Battles
Juice Crypts B
- Warp Records
- 2019
- 41 minutes
4 années se sont écoulées depuis la dernière offrande des New-Yorkais de Battles. La Di Da Di était un voyage uniquement instrumental des plus réussi dans leur univers à la complexité kaléidoscopique de prog-pop électronique. Énorme changement pour Juice Crypts B, le guitariste Dave Konopka a quitté le navire. Ne reste que Ian Williams avec son fidèle séquenceur, ses synthés et sa guitare pour accompagner John Stanier qui se démène comme diable derrière sa batterie. Ça donne le projet le plus épuré (un terme que je ne pensais jamais associé à leur musique) de Battles depuis Mirrored. Sans Konopka, le duo doit suer encore plus que d’habitude, mais ça semble les obliger à travailler avec moins d’effets, de boucles et de distorsion.
Depuis 2003, le groupe a donc perdu la moitié de ses membres. Ça avait commencé avec le départ de Tyundai Baxton en 2010 et de sa voix d’extraterrestre auto-tuné. Le groupe avait d’ailleurs eu de la misère à retrouver un partenaire vocal pouvant compléter adéquatement les compositions déjà si expressives de Gloss Drop en 2011. En 2019, l’expérience semble avoir porté ses fruits parce que les pièces collaboratives sont les moments forts de cette galette. Une belle découverte avec la voix puissante de Xenia Rubios (They Played It Twice), un succès instantané avec Sal Principato (Titanium 2 Step) et un doublé avec Tune-Yards (Last Supper On Shasta Pt.1 & 2). Sans les imiter platement, on entend en quelque sorte des réinterprétations de ce que je croyais être les inimitables prestations de Baxton.
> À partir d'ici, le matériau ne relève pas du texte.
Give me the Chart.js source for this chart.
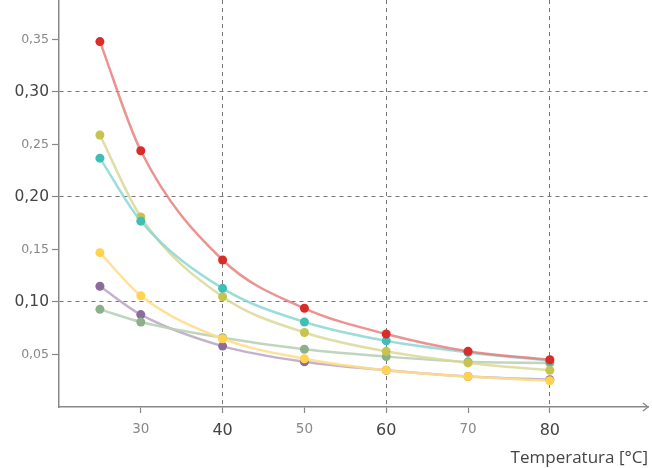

Pour accompagner leurs invités, le duo démontre encore leur ingéniosité à mélanger sans effort des séquences électroniques à leur performance en direct. Les sonorités inimitables de la guitare (Fort Greene Park) ou du clavier (Ambulance) de Williams sont encore au rendez-vous. Imaginez-vous des notes écrasées par deux tonnes d’effets. Des couinements parfois agressants, mais qui finissent presque toujours par vous obséder.
Comme tous les albums du groupe, les enregistrements sont d’une qualité maniaque. Chaque détail est d’une clarté impressionnante. Fermez les yeux et écoutez A Loop So Nice…, les sons scintilleront dans vos paupières. Un moment de contemplation envoûtant qu’il fait bon de se rappeler à l’écoute du maillon faible de l’album : Sugar Foot. À la première écoute, les 2 dernières minutes de cette pièce plantaire étaient presque insoutenables. Une cacophonie étourdissante. Sur le reste de la galette, Stanier est toujours aussi explosif avec ses tambours pour donner aux compositions une bonne dose d’imprévisibilité. Mais avec Sugar Foot c’est la saturation jusqu’à l’écœurement plutôt que l’envoûtement. Heureusement, ça s’améliore à chaque nouvelle écoute.
Après quelques écoutes, Juice Crypts B est une proposition plus décontractée qu’à l’habitude, confirmant que la musique de Battles peut être profondément amusante. Parfois cryptique, qui combine des passages survoltés à des moments contemplatifs, voilà un album avec des idées fascinantes.